What you should do: Everything from the first line of the data below through the line that contains "type Pt = [number, number];" should be written out exactly, please, and nothing more; the pictures stay out.

Data segment:
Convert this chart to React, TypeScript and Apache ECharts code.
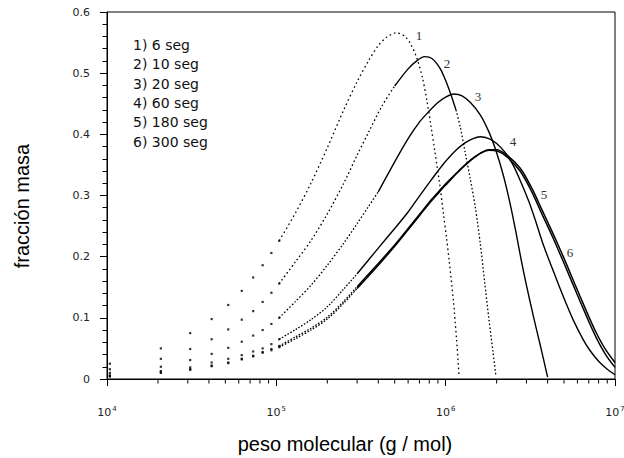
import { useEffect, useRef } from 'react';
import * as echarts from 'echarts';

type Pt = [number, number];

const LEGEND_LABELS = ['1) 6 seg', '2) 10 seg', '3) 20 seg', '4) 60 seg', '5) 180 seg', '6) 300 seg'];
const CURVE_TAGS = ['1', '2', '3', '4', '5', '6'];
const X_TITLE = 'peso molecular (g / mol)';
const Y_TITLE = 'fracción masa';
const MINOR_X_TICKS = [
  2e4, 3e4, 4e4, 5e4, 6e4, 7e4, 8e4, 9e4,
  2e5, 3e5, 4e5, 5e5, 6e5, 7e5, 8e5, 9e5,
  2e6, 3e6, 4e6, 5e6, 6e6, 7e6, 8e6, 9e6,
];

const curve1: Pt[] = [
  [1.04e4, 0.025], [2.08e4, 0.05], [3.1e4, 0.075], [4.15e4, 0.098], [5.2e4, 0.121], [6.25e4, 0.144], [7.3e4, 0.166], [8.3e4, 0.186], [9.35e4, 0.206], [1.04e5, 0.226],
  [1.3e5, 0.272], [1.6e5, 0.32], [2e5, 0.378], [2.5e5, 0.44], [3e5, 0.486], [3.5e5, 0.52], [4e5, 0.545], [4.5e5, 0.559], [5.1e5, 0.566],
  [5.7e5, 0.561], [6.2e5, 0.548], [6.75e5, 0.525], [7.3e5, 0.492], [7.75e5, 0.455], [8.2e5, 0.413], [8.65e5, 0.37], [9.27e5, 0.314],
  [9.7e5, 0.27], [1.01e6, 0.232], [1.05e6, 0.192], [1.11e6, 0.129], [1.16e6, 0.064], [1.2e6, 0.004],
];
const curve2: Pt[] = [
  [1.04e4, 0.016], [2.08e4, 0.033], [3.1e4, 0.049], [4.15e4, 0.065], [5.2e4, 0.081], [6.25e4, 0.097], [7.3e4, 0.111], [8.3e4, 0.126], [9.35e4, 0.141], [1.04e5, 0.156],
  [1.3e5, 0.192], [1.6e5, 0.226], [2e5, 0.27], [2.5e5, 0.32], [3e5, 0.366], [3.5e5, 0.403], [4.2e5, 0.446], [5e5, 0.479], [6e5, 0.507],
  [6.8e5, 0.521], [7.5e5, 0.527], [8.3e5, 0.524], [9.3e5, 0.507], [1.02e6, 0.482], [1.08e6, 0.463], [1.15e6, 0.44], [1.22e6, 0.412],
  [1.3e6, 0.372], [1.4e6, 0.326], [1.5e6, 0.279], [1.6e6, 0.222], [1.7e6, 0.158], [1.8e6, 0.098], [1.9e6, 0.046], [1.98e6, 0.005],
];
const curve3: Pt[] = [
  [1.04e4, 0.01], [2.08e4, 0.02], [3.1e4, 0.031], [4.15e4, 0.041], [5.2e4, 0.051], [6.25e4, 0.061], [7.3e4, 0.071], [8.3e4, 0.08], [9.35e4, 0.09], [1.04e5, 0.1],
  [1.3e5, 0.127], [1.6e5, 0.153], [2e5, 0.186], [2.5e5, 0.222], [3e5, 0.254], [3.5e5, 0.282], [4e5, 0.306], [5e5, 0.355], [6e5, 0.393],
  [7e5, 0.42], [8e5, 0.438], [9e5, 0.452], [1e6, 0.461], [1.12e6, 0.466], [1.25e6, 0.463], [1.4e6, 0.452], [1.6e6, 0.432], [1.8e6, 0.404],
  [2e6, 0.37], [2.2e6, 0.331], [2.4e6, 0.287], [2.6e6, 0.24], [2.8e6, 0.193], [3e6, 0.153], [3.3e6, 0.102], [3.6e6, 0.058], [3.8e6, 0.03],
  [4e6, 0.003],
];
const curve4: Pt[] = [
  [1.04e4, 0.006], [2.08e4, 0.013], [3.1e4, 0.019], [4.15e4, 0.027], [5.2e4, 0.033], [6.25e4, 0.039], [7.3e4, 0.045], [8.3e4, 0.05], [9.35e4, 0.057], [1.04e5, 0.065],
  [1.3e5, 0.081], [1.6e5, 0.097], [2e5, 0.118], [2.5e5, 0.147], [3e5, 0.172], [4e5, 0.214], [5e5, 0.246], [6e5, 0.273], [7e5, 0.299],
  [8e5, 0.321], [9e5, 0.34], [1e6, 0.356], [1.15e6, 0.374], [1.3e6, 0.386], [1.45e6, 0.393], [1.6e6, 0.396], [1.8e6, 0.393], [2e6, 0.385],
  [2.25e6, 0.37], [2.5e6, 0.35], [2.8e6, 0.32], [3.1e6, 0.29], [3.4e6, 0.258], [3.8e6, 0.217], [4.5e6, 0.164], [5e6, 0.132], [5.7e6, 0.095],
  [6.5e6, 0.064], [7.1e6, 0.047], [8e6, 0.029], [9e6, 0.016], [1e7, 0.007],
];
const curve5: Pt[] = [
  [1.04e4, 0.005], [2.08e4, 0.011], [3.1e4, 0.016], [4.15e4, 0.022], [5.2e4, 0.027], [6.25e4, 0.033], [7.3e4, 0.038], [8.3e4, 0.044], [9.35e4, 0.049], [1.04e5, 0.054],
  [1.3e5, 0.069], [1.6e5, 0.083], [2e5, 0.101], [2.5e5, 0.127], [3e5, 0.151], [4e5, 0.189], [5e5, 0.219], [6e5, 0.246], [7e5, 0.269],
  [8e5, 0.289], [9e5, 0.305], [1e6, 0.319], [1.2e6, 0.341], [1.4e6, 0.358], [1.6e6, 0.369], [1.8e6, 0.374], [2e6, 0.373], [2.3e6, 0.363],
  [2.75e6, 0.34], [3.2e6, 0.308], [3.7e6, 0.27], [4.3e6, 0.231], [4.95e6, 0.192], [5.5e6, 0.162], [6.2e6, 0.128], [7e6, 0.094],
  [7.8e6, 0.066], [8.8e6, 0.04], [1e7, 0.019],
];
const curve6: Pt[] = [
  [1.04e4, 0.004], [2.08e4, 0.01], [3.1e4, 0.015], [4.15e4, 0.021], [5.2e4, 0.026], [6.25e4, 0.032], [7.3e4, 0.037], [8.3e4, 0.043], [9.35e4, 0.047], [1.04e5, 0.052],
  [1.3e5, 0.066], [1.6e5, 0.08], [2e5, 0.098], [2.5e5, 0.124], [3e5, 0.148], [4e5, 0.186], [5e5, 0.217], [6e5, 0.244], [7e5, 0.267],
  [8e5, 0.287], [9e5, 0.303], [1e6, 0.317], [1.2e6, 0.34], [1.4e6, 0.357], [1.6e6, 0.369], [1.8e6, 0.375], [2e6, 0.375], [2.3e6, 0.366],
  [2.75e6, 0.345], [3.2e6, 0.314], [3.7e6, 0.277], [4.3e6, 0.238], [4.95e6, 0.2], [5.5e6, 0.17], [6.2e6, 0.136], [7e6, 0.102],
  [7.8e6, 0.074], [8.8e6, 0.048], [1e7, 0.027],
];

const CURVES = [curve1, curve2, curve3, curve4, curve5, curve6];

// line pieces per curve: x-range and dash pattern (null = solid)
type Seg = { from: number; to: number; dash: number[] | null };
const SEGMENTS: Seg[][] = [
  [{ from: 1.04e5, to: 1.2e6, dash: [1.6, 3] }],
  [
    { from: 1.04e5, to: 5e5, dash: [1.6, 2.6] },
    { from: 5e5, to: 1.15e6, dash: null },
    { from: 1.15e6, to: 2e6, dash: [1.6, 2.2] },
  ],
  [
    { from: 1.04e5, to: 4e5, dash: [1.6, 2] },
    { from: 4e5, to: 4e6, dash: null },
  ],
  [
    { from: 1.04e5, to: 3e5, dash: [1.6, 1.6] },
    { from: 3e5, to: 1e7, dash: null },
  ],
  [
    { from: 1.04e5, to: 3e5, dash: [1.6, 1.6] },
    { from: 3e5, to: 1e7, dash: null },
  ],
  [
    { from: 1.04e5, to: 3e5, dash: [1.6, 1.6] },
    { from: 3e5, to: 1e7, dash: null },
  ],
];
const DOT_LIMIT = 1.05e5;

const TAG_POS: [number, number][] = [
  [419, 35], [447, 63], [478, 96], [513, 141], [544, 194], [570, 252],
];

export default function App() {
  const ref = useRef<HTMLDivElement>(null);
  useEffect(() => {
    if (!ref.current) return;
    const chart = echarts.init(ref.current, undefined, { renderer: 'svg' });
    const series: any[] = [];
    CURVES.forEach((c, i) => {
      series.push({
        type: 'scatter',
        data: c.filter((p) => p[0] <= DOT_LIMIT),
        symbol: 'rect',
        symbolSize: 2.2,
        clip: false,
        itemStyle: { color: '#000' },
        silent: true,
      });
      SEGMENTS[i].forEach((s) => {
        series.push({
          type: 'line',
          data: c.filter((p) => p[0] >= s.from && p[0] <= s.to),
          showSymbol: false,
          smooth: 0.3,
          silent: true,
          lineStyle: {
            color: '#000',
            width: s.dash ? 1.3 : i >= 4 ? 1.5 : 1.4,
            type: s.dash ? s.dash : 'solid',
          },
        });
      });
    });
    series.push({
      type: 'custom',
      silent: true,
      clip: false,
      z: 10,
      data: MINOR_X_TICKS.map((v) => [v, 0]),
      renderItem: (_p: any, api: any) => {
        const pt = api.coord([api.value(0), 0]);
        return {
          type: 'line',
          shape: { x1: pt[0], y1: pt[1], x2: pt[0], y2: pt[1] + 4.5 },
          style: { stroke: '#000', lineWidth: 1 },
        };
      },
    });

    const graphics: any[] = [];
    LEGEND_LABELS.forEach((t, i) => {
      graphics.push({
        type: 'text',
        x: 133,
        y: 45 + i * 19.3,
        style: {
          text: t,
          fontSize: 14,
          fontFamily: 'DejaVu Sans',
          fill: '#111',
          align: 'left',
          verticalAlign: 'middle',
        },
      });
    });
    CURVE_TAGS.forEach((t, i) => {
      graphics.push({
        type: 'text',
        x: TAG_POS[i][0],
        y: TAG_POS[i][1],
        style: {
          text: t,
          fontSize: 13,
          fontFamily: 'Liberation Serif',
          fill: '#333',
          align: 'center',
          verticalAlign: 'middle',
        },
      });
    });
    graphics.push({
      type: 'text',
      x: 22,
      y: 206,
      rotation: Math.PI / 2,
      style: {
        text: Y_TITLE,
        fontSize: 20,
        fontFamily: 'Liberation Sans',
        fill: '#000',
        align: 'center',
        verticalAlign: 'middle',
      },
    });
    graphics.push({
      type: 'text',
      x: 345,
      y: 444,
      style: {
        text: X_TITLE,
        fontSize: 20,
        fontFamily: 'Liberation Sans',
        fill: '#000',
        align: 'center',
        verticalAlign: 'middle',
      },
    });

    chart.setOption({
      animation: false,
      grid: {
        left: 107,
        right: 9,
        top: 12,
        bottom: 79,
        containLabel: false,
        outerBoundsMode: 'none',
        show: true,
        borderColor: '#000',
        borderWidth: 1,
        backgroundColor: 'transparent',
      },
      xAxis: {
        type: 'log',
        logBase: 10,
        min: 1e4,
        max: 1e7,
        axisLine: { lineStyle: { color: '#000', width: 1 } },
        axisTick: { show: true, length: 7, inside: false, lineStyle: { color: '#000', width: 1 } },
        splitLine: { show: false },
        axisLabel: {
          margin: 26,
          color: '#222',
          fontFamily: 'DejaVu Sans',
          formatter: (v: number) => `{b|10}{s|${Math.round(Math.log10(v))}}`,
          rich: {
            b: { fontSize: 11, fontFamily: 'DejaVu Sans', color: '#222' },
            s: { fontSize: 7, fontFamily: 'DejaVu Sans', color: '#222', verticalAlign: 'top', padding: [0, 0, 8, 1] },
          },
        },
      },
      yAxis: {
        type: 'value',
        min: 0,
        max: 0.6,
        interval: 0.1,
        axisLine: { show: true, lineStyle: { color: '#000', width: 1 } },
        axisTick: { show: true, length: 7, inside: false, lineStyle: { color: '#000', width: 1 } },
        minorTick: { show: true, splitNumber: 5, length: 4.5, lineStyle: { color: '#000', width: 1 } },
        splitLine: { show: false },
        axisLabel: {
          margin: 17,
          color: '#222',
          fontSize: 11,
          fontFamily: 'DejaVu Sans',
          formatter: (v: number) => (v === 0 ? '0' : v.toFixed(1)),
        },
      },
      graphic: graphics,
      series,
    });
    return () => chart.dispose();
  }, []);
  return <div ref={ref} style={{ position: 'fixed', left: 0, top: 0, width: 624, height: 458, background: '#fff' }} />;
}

Answer to the task:
Convert this chart to React, TypeScript and Apache ECharts code.
import { useEffect, useRef } from 'react';
import * as echarts from 'echarts';

type Pt = [number, number];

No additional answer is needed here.